Instructions to follow
Scan the following material for the string "that" and copy each line in which it appears.
[START Material provided]
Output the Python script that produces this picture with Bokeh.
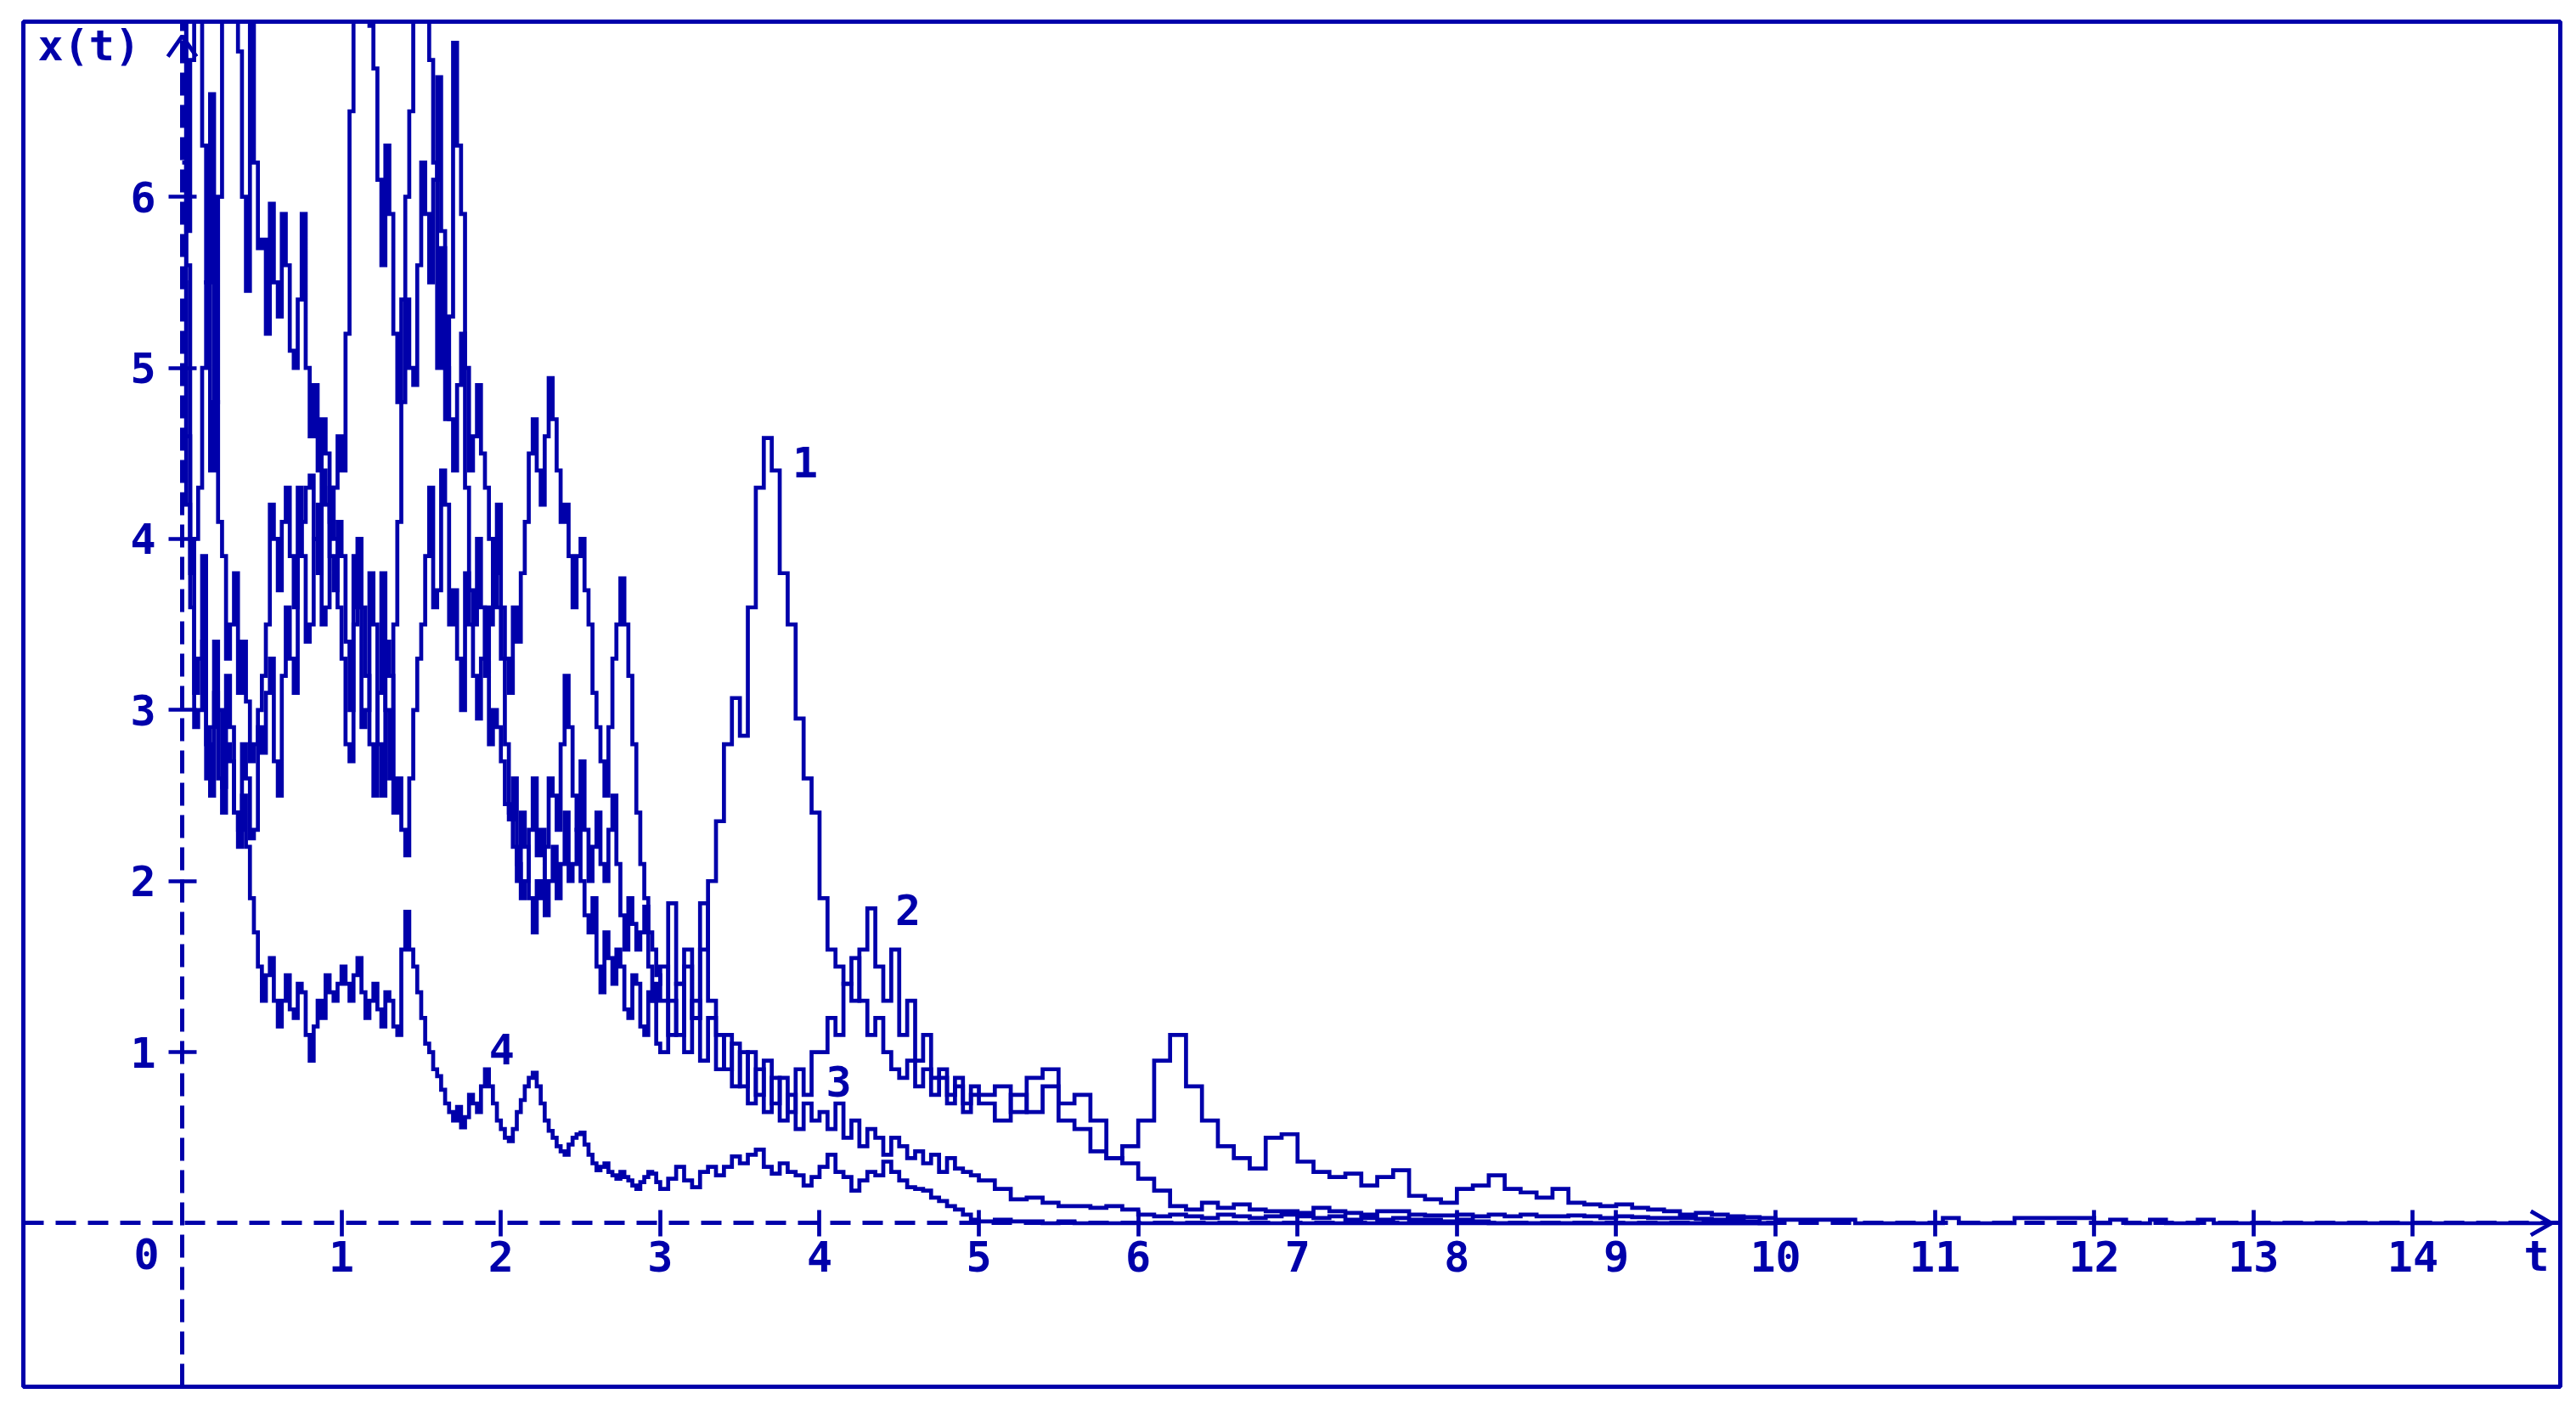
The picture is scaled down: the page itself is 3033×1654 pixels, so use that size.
import numpy as np
from bokeh.plotting import figure
from bokeh.models import Range1d, LinearAxis, FixedTicker
from bokeh.embed import file_html
from bokeh.resources import INLINE
from bokeh.core.properties import value

BLUE = "#0000AA"
FONT = "DejaVu Sans Mono"

# ---------------- data ----------------
# sampling times: 0..3 every 0.025, 3.05..5 every 0.05, 5.1..10 every 0.1
t_fine = [round(i * 0.025, 3) for i in range(121)]
t_med = [round(3.05 + i * 0.05, 2) for i in range(40)]
t_mid = [round(5.1 + i * 0.1, 1) for i in range(50)]

# curve 1 (big peak near t=3.7)
x1_fine = [7.5, 5.6, 4.0, 3.1, 3.3, 3.9, 2.8, 2.5, 3.4, 3.0, 2.55, 3.2, 2.9, 2.4, 2.2, 2.8, 2.6, 2.25, 2.3, 2.9,
           2.75, 3.1, 3.3, 2.7, 2.5, 3.2, 3.6, 3.3, 3.1, 4.3, 3.9, 3.4, 3.5, 4.0, 4.2, 3.5, 3.6, 4.3, 4.0, 3.6,
           3.3, 2.8, 2.7, 3.9, 3.6, 2.9, 3.0, 3.8, 3.5, 2.8, 2.5, 3.4, 3.2, 2.4, 2.6, 2.3, 2.15, 2.6, 3.0, 3.3,
           3.5, 3.9, 4.3, 3.6, 3.7, 4.4, 4.2, 3.5, 3.7, 3.3, 3.0, 3.8, 3.5, 3.2, 2.95, 3.3, 3.6, 2.8, 3.0, 2.9,
           2.7, 2.45, 2.36, 2.6, 2.1, 1.9, 2.0, 2.3, 2.6, 2.15, 2.3, 1.8, 2.0, 2.2, 1.9, 2.1, 2.4, 2.0, 2.1, 2.3,
           2.0, 1.8, 1.7, 1.9, 1.5, 1.35, 1.7, 1.55, 1.4, 1.6, 1.5, 1.25, 1.2, 1.45, 1.4, 1.15, 1.1, 1.35, 1.3, 1.05,
           1.0]
x1_med = [1.3, 1.1, 1.5, 1.2, 1.6, 2.0, 2.35, 2.8, 3.07,
          2.85, 3.6, 4.3, 4.59, 4.4, 3.8, 3.5, 2.95, 2.6, 2.4,
          1.9, 1.6, 1.5, 1.4, 1.55, 1.3, 1.1, 1.2, 1.0, 0.9,
          0.85, 0.95, 0.8, 0.9, 0.75, 0.85, 0.7, 0.8, 0.65, 0.75,
          0.7]
x1_mid = [0.6, 0.75, 0.65, 0.8, 0.6, 0.55, 0.42, 0.38, 0.35, 0.26,
          0.19, 0.1, 0.08, 0.12, 0.09, 0.11, 0.08, 0.07, 0.07, 0.06,
          0.09, 0.07, 0.06, 0.05, 0.07, 0.07, 0.05, 0.045, 0.045, 0.05,
          0.04, 0.05, 0.04, 0.05, 0.04, 0.04, 0.045, 0.04, 0.03, 0.04,
          0.035, 0.03, 0.03, 0.03, 0.025, 0.02, 0.02, 0.01, 0.0, 0.0]

# curve 2 (long tail, bump near t=6.2)
x2_fine = [7.5, 5.8, 6.8, 7.4, 7.4, 6.3, 5.5, 6.6, 4.8, 6.0, 7.3, 7.4, 7.4, 7.4, 6.85, 6.0, 5.45, 7.3, 6.2, 5.7,
           5.75, 5.2, 5.96, 5.5, 5.3, 5.9, 5.6, 5.1, 5.0, 5.4, 5.9, 5.0, 4.6, 4.9, 4.4, 4.7, 4.5, 4.1, 4.3, 4.6,
           4.4, 5.2, 6.5, 7.4, 7.4, 7.4, 7.4, 7.0, 6.75, 6.1, 5.6, 6.3, 5.9, 5.2, 4.8, 5.4, 6.0, 6.5, 7.3, 7.4,
           7.4, 7.4, 6.8, 6.2, 5.0, 5.7, 4.7, 5.3, 6.9, 6.3, 5.9, 5.0, 4.4, 4.6, 4.9, 4.5, 4.3, 4.0, 3.8, 4.2,
           3.6, 3.3, 3.1, 3.6, 3.4, 3.8, 4.1, 4.5, 4.7, 4.4, 4.2, 4.6, 4.94, 4.7, 4.4, 4.1, 4.2, 3.9, 3.6, 3.9,
           4.0, 3.7, 3.5, 3.1, 2.9, 2.7, 2.5, 2.9, 3.3, 3.5, 3.77, 3.5, 3.2, 2.8, 2.4, 2.1, 1.9, 1.7, 1.6, 1.45,
           1.3]
x2_med = [1.87, 1.4, 1.6, 1.2, 1.87, 1.3, 1.1, 0.9, 1.05,
          0.8, 1.0, 0.75, 0.95, 0.7, 0.85, 0.65, 0.9, 0.75, 1.0,
          1.0, 1.2, 1.1, 1.4, 1.3, 1.6, 1.84, 1.5, 1.3, 1.6,
          1.1, 1.3, 0.95, 1.1, 0.85, 0.9, 0.75, 0.85, 0.7, 0.8,
          0.75]
x2_mid = [0.8, 0.65, 0.85, 0.9, 0.7, 0.75, 0.6, 0.38, 0.45, 0.6,
          0.95, 1.1, 0.8, 0.6, 0.45, 0.38, 0.32, 0.5, 0.52, 0.36,
          0.3, 0.27, 0.29, 0.22, 0.27, 0.31, 0.16, 0.14, 0.12, 0.2,
          0.22, 0.28, 0.2, 0.18, 0.15, 0.2, 0.12, 0.11, 0.1, 0.11,
          0.09, 0.08, 0.07, 0.05, 0.06, 0.05, 0.04, 0.035, 0.03, 0.02]
t2_tail = [10.5, 11.05, 11.15, 11.5, 12.0, 12.1, 12.2, 12.35, 12.45, 12.65, 12.75, 14.85]
x2_tail = [0.0, 0.03, 0.0, 0.03, 0.0, 0.02, 0.0, 0.02, 0.0, 0.02, 0.0, 0.0]

# curve 3
x3_fine = [6.2, 4.6, 3.8, 4.0, 4.3, 5.0, 5.5, 4.4, 4.8, 4.1, 3.9, 3.3, 3.5, 3.8, 3.1, 3.4, 3.05, 2.7, 2.8, 3.0,
           3.2, 3.5, 4.2, 4.0, 3.7, 4.1, 4.3, 3.9, 3.6, 3.9, 4.1, 4.3, 4.37, 4.0, 3.8, 4.4, 4.2, 3.9, 3.7, 4.1,
           3.9, 3.4, 3.0, 3.5, 4.0, 3.6, 3.2, 2.8, 2.5, 3.1, 3.8, 3.0, 2.6, 3.5, 4.1, 4.8, 5.4, 5.0, 4.9, 5.6,
           6.2, 5.9, 5.5, 6.1, 6.7, 5.8, 5.0, 4.7, 4.4, 4.9, 5.2, 4.3, 3.7, 3.5, 4.0, 3.6, 3.2, 3.5, 4.0, 3.6,
           3.3, 2.8, 2.4, 2.2, 2.0, 2.4, 2.2, 1.9, 1.7, 2.0, 1.9, 2.2, 2.6, 2.5, 2.3, 2.8, 3.2, 2.9, 2.5, 2.3,
           2.7, 2.3, 2.0, 2.2, 2.4, 2.1, 2.0, 2.3, 2.5, 2.1, 1.8, 1.6, 1.9, 1.75, 1.6, 1.7, 1.85, 1.5, 1.3, 1.4,
           1.5]
x3_med = [1.1, 1.4, 1.0, 1.3, 0.95, 1.2, 0.9, 1.1, 0.8,
          1.0, 0.7, 0.9, 0.65, 0.85, 0.6, 0.75, 0.55, 0.7, 0.6,
          0.65, 0.55, 0.7, 0.5, 0.6, 0.45, 0.55, 0.5, 0.4, 0.5,
          0.45, 0.38, 0.42, 0.35, 0.4, 0.3, 0.38, 0.32, 0.3, 0.28,
          0.25]
x3_mid = [0.2, 0.14, 0.15, 0.12, 0.1, 0.1, 0.09, 0.1, 0.08, 0.05,
          0.04, 0.05, 0.04, 0.03, 0.05, 0.04, 0.03, 0.04, 0.05, 0.04,
          0.03, 0.04, 0.02, 0.03, 0.02, 0.03, 0.02, 0.02, 0.01, 0.02,
          0.01, 0.0, 0.0, 0.0, 0.0, 0.0, 0.0, 0.0, 0.0, 0.0,
          0.0, 0.0, 0.0, 0.0, 0.0, 0.0, 0.0, 0.0, 0.0, 0.0]

# curve 4 (lowest)
x4_fine = [5.5, 4.2, 3.6, 2.9, 3.0, 3.4, 2.6, 2.9, 3.1, 2.6, 2.4, 2.8, 2.7, 2.4, 2.3, 2.5, 2.2, 1.9, 1.7, 1.5,
           1.3, 1.45, 1.55, 1.3, 1.15, 1.3, 1.45, 1.25, 1.2, 1.4, 1.35, 1.1, 0.95, 1.15, 1.3, 1.2, 1.45, 1.35, 1.3, 1.4,
           1.5, 1.4, 1.3, 1.45, 1.55, 1.35, 1.2, 1.3, 1.4, 1.25, 1.15, 1.35, 1.3, 1.15, 1.1, 1.6, 1.82, 1.6, 1.5, 1.35,
           1.2, 1.05, 1.0, 0.9, 0.86, 0.78, 0.7, 0.65, 0.6, 0.68, 0.56, 0.62, 0.75, 0.7, 0.65, 0.8, 0.9, 0.8, 0.7, 0.6,
           0.55, 0.5, 0.48, 0.55, 0.65, 0.72, 0.8, 0.85, 0.88, 0.8, 0.7, 0.6, 0.54, 0.5, 0.45, 0.42, 0.4, 0.46, 0.5, 0.52,
           0.53, 0.46, 0.4, 0.35, 0.31, 0.33, 0.35, 0.3, 0.28, 0.26, 0.3, 0.27, 0.25, 0.22, 0.2, 0.24, 0.27, 0.3, 0.29, 0.24,
           0.2]
x4_med = [0.26, 0.33, 0.25, 0.21, 0.3, 0.33, 0.28, 0.33, 0.39,
          0.35, 0.4, 0.43, 0.33, 0.29, 0.35, 0.3, 0.28, 0.22, 0.27,
          0.33, 0.4, 0.3, 0.27, 0.19, 0.25, 0.3, 0.28, 0.36, 0.3,
          0.25, 0.21, 0.2, 0.19, 0.15, 0.13, 0.1, 0.08, 0.05, 0.02,
          0.01]
x4_mid = [0.02, 0.01, 0.01, 0.0, 0.01, 0.0, 0.0, 0.0, 0.0, 0.0,
          0.0, 0.0, 0.0, 0.0, 0.0, 0.0, 0.0, 0.0, 0.0, 0.0,
          0.0, 0.0, 0.0, 0.0, 0.0, 0.0, 0.0, 0.0, 0.0, 0.0,
          0.0, 0.0, 0.0, 0.0, 0.0, 0.0, 0.0, 0.0, 0.0, 0.0,
          0.0, 0.0, 0.0, 0.0, 0.0, 0.0, 0.0, 0.0, 0.0, 0.0]

x_ticks = [1, 2, 3, 4, 5, 6, 7, 8, 9, 10, 11, 12, 13, 14]
y_ticks = [1, 2, 3, 4, 5, 6]
curve_labels = ["1", "2", "3", "4"]
curve_label_t = [3.91, 4.555, 4.12, 2.005]
curve_label_x = [4.45, 1.83, 0.83, 1.02]

# ---------------- figure ----------------
p = figure(width=3025, height=1644,
           x_range=Range1d(-0.997, 14.925), y_range=Range1d(-0.956, 7.024),
           output_backend="svg", toolbar_location=None, title=None,
           x_axis_location=None, y_axis_location=None,
           min_border_left=27, min_border_right=11,
           min_border_top=25, min_border_bottom=12)
p.grid.visible = False
p.outline_line_color = BLUE
p.outline_line_width = 5
p.background_fill_color = "white"
p.border_fill_color = "white"


def style_axis(ax, dash, tin, tout, standoff):
    ax.axis_line_color = BLUE
    ax.axis_line_width = 5
    ax.axis_line_dash = dash
    ax.major_tick_line_color = BLUE
    ax.major_tick_line_width = 4.7
    ax.major_tick_in = tin
    ax.major_tick_out = tout
    ax.minor_tick_line_color = None
    ax.major_label_text_font = FONT
    ax.major_label_text_font_style = "bold"
    ax.major_label_text_font_size = "50px"
    ax.major_label_text_color = BLUE
    ax.major_label_standoff = standoff


xaxis = LinearAxis(fixed_location=0, ticker=FixedTicker(ticks=x_ticks))
style_axis(xaxis, "24 14", 15, 16, 5)
p.add_layout(xaxis, "below")

yaxis = LinearAxis(fixed_location=0, ticker=FixedTicker(ticks=y_ticks))
style_axis(yaxis, "27 11", 17, 16, 15)
p.add_layout(yaxis, "left")

t_all = t_fine + t_med + t_mid
curves = [
    (t_all, x1_fine + x1_med + x1_mid),
    (t_all + t2_tail, x2_fine + x2_med + x2_mid + x2_tail),
    (t_all, x3_fine + x3_med + x3_mid),
    (t_all, x4_fine + x4_med + x4_mid),
]
for tt, xx in curves:
    p.step(x=tt, y=xx, mode="after", line_color=BLUE, line_width=4.7,
           line_join="miter", line_cap="butt")

# axis arrowheads
p.line(x=[14.74, 14.87, 14.74], y=[0.07, 0.0, -0.07], line_color=BLUE, line_width=4.7)
p.line(x=[-0.09, 0.0, 0.09], y=[6.82, 6.94, 6.82], line_color=BLUE, line_width=4.7)

txt = dict(text_font=value(FONT), text_font_style="bold", text_font_size="50px",
           text_color=BLUE, text_baseline="middle")

p.text(x=curve_label_t, y=curve_label_x, text=curve_labels, text_align="center", **txt)
p.text(x=[-0.224], y=[-0.18], text=["0"], text_align="center", **txt)
p.text(x=[14.776], y=[-0.196], text=["t"], text_align="center", **txt)
p.text(x=[-0.906], y=[6.88], text=["x(t)"], text_align="left", **txt)

open("out.html", "w").write(file_html(p, INLINE))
[END Material provided]
Solution for this problem
Output the Python script that produces this picture with Bokeh.
The picture is scaled down: the page itself is 3033×1654 pixels, so use that size.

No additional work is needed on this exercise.